## The request:
Quote from the first line below through the line that contains "10.16, 11.43, 12.70]", both included, and leave the pictures out.
○ ○ ○
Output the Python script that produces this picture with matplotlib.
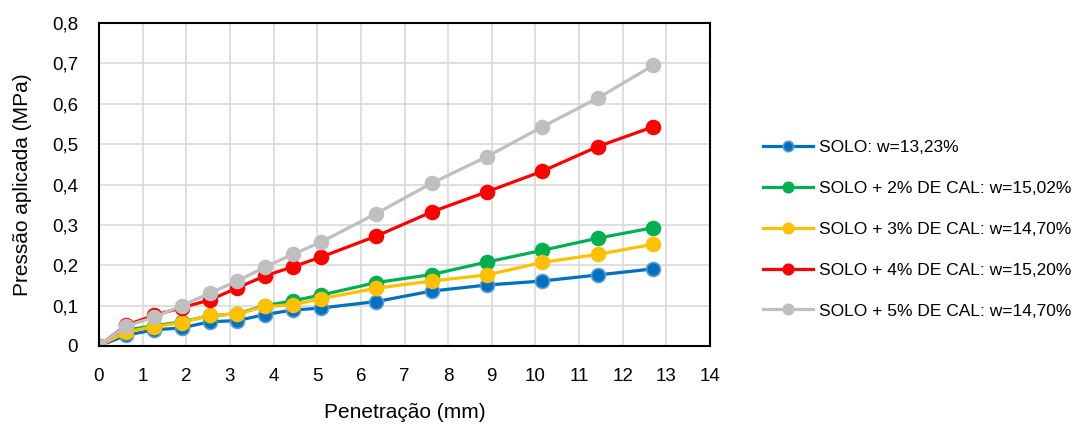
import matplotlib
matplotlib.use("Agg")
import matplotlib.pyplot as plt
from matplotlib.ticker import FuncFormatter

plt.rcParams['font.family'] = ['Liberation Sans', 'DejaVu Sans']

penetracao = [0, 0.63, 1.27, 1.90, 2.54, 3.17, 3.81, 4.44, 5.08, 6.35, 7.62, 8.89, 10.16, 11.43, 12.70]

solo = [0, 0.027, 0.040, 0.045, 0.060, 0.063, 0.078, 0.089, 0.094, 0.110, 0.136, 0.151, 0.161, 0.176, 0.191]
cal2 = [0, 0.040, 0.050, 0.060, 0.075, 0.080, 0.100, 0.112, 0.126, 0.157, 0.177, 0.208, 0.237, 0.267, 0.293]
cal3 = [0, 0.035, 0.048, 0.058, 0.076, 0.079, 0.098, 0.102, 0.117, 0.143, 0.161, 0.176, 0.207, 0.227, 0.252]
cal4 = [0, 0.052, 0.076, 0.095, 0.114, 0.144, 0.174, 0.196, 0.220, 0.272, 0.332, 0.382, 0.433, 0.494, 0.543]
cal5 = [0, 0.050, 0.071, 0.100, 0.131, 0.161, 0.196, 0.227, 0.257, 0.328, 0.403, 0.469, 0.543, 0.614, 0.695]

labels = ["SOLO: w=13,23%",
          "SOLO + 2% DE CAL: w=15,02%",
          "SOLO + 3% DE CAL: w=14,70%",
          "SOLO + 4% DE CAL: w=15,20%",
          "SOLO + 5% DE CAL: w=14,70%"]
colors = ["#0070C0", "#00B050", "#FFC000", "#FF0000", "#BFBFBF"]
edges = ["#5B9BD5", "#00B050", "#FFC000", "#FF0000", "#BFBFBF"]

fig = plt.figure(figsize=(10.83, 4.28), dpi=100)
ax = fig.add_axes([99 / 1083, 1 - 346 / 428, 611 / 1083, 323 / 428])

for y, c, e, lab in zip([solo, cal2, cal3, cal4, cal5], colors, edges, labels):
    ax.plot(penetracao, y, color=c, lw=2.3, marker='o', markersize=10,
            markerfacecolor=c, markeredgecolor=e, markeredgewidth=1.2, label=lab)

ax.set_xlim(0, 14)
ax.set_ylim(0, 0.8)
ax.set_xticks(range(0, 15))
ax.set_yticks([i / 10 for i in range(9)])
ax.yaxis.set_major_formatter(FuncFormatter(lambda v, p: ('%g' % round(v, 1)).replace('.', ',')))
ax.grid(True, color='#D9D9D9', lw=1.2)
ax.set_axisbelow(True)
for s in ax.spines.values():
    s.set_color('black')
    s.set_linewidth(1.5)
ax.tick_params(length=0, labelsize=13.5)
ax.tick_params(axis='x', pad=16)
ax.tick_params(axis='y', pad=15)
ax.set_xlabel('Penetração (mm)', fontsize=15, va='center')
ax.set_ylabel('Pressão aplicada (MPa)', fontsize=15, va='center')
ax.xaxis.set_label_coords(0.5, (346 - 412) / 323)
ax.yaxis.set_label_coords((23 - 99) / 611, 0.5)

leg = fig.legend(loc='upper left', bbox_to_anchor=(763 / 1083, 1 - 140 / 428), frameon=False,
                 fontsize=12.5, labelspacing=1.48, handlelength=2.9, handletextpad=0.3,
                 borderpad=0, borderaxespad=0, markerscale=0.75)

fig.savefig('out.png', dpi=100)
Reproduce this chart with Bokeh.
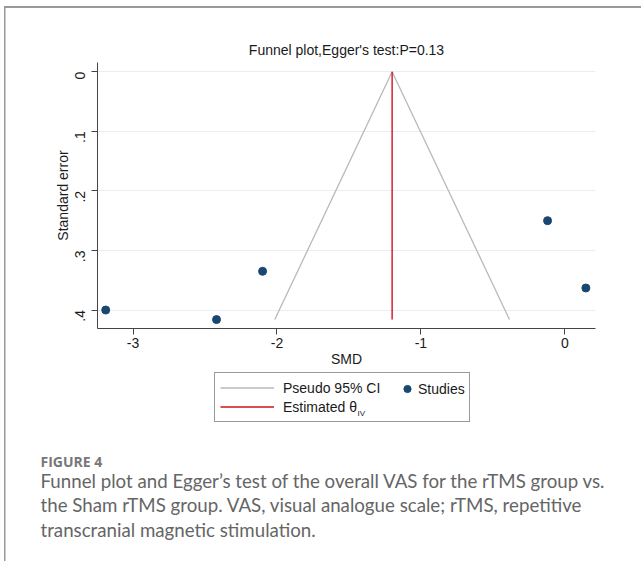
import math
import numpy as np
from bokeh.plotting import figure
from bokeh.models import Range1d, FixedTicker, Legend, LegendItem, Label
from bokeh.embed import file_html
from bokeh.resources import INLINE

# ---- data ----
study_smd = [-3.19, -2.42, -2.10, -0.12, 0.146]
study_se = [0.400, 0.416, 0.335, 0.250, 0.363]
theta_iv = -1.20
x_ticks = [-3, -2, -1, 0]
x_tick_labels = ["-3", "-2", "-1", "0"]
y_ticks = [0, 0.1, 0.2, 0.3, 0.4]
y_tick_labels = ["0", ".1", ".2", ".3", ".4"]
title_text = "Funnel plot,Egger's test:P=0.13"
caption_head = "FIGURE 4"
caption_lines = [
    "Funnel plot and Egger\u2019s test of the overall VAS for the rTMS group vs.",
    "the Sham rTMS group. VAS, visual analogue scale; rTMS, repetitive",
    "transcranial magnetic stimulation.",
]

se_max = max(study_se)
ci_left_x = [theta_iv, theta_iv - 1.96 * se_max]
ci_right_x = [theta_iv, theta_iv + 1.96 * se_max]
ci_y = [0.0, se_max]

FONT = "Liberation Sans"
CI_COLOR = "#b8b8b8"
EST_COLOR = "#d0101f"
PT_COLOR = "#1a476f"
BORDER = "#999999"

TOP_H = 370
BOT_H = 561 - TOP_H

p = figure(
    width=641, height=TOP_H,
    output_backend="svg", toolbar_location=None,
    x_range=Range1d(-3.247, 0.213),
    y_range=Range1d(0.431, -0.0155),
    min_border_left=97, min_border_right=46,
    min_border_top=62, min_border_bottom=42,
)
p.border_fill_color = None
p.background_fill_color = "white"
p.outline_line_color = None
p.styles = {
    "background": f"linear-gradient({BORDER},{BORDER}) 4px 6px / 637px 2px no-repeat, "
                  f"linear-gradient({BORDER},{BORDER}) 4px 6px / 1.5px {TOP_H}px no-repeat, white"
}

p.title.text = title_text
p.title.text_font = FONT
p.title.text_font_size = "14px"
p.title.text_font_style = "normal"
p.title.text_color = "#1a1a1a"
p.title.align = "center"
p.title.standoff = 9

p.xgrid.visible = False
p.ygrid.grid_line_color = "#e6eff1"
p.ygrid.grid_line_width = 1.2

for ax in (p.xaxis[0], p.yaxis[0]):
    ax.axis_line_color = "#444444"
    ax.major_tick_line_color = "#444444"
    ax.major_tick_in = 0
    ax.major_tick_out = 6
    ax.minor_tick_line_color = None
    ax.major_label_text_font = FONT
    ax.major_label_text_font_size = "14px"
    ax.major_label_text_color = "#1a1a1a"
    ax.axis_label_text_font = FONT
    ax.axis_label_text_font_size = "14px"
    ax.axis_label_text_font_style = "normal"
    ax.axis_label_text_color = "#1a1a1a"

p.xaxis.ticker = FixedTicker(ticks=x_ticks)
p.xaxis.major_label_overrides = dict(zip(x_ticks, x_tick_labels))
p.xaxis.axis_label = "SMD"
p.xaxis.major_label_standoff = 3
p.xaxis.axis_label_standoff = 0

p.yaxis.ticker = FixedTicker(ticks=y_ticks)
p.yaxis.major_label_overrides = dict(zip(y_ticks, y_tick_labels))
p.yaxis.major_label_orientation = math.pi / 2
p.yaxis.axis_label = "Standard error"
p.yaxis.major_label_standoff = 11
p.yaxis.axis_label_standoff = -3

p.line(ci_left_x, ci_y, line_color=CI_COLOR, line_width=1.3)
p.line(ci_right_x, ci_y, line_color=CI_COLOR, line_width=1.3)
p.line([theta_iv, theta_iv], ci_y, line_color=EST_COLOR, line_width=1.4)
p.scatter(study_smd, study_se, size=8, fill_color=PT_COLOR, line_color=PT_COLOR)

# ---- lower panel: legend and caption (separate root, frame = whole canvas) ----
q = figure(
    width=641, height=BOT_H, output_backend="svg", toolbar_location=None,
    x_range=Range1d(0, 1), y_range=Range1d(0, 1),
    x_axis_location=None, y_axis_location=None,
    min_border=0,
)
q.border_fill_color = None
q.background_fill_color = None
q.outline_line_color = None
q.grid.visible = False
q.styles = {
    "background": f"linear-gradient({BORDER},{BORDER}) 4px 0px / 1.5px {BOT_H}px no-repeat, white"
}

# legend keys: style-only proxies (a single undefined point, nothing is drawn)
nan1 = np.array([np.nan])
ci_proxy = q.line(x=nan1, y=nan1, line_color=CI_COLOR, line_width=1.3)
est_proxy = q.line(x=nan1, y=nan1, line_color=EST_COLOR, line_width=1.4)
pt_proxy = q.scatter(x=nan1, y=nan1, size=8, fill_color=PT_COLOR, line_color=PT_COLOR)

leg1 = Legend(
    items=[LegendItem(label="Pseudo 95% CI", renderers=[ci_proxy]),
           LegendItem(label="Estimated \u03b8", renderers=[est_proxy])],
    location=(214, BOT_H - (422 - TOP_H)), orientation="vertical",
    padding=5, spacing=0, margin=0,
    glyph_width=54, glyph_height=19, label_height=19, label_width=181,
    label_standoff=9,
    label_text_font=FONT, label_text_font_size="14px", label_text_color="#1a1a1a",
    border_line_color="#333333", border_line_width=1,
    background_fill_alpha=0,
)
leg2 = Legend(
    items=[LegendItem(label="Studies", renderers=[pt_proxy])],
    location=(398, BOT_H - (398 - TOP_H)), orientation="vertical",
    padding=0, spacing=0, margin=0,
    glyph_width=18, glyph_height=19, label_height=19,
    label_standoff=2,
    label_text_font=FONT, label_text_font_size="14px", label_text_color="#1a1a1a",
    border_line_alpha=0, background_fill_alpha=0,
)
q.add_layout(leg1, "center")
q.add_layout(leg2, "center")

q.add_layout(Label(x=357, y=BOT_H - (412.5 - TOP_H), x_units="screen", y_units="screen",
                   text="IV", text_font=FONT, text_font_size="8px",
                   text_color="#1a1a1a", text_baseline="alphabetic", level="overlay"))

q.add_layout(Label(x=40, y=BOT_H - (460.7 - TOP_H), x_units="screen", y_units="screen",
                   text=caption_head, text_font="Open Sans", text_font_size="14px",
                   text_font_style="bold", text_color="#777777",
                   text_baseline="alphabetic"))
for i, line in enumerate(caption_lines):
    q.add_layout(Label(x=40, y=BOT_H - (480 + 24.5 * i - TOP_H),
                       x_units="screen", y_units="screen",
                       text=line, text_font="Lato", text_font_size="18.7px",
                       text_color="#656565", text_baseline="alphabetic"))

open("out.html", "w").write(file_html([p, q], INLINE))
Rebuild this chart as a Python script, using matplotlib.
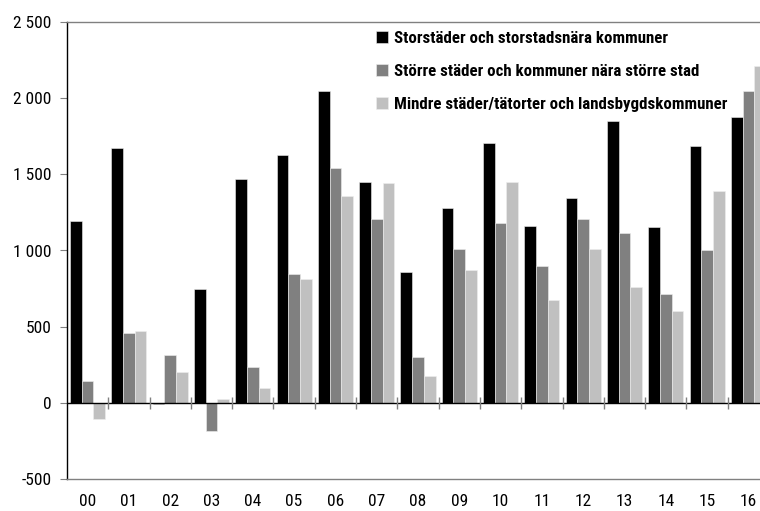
○ ○ ○
## Output of the task:
Output the Python script that produces this picture with matplotlib.
import matplotlib
matplotlib.use("Agg")
import matplotlib.pyplot as plt
from matplotlib.ticker import FuncFormatter

plt.rcParams['font.family'] = ['Liberation Sans', 'DejaVu Sans']

penetracao = [0, 0.63, 1.27, 1.90, 2.54, 3.17, 3.81, 4.44, 5.08, 6.35, 7.62, 8.89, 10.16, 11.43, 12.70]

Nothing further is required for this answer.